| Objective |
Take every line where the string "this" appears and copy it.

| Supplied data |
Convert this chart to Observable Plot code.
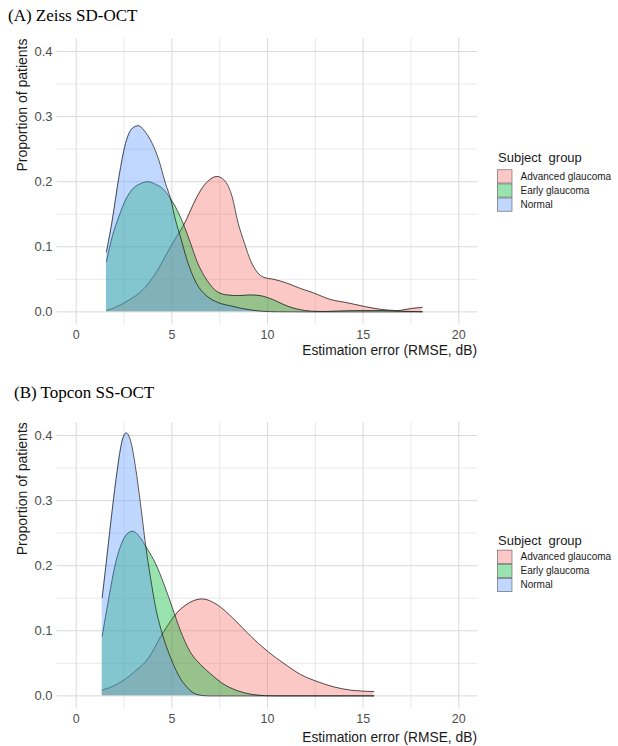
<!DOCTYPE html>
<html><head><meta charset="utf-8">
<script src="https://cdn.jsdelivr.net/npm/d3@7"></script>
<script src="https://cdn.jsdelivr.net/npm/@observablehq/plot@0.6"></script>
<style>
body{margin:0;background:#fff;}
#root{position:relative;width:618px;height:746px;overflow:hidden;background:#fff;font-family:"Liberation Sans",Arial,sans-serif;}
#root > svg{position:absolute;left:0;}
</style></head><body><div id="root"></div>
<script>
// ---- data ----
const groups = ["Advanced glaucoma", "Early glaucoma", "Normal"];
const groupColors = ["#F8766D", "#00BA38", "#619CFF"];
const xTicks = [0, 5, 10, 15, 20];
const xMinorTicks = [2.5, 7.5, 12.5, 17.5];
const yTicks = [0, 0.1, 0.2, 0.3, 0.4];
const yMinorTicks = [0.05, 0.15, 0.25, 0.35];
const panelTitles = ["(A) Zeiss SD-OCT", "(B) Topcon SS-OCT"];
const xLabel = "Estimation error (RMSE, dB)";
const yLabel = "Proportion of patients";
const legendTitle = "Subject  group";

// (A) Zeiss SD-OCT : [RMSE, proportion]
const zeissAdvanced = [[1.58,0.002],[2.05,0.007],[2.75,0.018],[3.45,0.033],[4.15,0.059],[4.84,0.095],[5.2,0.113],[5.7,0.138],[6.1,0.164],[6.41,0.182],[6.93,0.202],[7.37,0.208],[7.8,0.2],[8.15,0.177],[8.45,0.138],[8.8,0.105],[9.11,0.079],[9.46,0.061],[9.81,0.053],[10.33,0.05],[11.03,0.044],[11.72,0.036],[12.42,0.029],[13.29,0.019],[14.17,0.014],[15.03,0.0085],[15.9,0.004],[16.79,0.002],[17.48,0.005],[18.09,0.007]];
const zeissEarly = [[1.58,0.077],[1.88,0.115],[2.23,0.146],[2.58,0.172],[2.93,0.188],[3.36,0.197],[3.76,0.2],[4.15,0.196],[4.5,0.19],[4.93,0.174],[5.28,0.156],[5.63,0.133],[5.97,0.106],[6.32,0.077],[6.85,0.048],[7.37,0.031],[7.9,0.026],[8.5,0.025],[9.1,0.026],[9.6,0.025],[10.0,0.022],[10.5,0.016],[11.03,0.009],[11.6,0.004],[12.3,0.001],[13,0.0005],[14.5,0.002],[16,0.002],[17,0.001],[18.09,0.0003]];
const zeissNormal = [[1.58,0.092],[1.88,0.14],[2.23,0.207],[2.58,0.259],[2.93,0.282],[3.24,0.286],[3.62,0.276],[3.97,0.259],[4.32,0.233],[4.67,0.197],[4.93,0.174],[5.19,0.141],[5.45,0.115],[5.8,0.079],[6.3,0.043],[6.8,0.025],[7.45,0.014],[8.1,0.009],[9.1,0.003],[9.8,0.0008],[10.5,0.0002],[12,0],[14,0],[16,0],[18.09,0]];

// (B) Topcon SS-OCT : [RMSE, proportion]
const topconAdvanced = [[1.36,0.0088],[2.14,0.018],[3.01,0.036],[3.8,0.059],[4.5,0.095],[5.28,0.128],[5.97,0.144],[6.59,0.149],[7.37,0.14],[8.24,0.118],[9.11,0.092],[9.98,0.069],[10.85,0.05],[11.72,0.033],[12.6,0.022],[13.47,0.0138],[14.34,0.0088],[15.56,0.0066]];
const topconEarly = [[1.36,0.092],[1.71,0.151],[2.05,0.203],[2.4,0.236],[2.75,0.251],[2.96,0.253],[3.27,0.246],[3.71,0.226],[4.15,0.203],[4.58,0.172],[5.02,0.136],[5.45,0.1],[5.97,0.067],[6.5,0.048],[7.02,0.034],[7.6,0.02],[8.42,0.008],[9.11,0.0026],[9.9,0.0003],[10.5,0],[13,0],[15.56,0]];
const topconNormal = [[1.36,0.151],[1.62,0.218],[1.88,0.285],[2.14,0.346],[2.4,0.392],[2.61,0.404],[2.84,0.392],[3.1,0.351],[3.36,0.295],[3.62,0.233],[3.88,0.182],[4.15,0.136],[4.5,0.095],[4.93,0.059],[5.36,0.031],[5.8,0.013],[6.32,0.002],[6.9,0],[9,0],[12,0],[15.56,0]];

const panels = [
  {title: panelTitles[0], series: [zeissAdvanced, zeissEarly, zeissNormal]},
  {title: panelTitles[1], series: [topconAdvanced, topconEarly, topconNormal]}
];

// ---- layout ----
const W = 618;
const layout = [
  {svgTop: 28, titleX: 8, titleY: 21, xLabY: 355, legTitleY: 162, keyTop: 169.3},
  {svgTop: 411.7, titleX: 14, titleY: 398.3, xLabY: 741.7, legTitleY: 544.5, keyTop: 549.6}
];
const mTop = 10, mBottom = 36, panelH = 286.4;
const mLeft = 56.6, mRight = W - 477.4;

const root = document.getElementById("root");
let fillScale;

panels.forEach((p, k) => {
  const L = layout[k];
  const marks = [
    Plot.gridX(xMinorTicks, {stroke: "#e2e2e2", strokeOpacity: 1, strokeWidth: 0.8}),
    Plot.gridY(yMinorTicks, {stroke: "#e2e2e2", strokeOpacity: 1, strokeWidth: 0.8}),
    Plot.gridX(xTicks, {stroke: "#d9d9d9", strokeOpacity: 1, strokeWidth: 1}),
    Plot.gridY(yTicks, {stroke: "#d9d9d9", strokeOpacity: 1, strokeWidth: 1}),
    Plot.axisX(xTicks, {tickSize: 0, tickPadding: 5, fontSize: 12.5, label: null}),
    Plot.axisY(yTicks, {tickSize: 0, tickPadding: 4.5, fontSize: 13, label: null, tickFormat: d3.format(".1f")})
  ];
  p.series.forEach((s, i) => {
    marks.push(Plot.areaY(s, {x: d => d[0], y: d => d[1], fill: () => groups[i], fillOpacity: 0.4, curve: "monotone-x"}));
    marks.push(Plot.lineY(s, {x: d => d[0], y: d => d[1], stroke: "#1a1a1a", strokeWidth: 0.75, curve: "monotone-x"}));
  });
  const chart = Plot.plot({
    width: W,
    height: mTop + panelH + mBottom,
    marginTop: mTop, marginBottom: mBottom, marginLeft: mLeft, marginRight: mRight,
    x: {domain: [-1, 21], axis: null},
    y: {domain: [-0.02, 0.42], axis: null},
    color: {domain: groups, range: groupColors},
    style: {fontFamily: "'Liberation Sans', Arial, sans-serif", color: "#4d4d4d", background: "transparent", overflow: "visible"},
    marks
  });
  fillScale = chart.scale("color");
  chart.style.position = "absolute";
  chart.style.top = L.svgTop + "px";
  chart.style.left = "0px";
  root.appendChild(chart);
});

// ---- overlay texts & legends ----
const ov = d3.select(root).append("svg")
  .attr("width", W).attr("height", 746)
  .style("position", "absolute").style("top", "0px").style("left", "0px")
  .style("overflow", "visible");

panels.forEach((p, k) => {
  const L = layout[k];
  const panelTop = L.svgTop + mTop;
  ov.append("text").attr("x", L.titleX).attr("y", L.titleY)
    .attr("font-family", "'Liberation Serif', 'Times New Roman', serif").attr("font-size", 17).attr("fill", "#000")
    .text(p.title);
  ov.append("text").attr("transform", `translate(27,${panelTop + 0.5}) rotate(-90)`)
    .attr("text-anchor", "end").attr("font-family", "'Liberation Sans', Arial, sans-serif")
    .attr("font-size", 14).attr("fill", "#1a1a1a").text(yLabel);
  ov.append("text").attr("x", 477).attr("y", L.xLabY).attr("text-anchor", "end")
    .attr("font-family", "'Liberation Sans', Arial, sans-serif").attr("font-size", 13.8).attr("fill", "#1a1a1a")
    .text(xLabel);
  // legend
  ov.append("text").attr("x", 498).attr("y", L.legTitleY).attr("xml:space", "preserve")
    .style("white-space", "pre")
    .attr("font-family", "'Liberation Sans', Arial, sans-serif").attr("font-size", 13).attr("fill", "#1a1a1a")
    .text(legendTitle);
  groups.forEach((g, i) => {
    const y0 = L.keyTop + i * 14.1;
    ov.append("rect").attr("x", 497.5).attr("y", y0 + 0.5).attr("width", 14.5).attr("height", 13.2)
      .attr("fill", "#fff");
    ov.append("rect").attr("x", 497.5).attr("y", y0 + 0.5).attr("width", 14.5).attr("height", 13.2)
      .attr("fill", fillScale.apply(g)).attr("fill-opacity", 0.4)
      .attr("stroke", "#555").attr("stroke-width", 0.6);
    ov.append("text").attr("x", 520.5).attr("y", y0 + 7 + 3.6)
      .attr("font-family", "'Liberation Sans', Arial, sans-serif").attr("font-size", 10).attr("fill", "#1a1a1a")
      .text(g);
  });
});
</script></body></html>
--
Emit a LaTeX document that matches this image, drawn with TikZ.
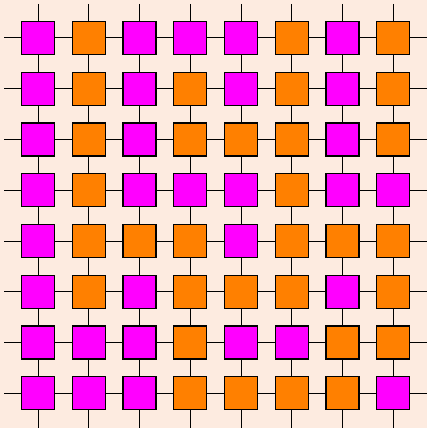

| Completed task |
Convert this chart to Observable Plot code.
Emit a LaTeX document that matches this image, drawn with TikZ.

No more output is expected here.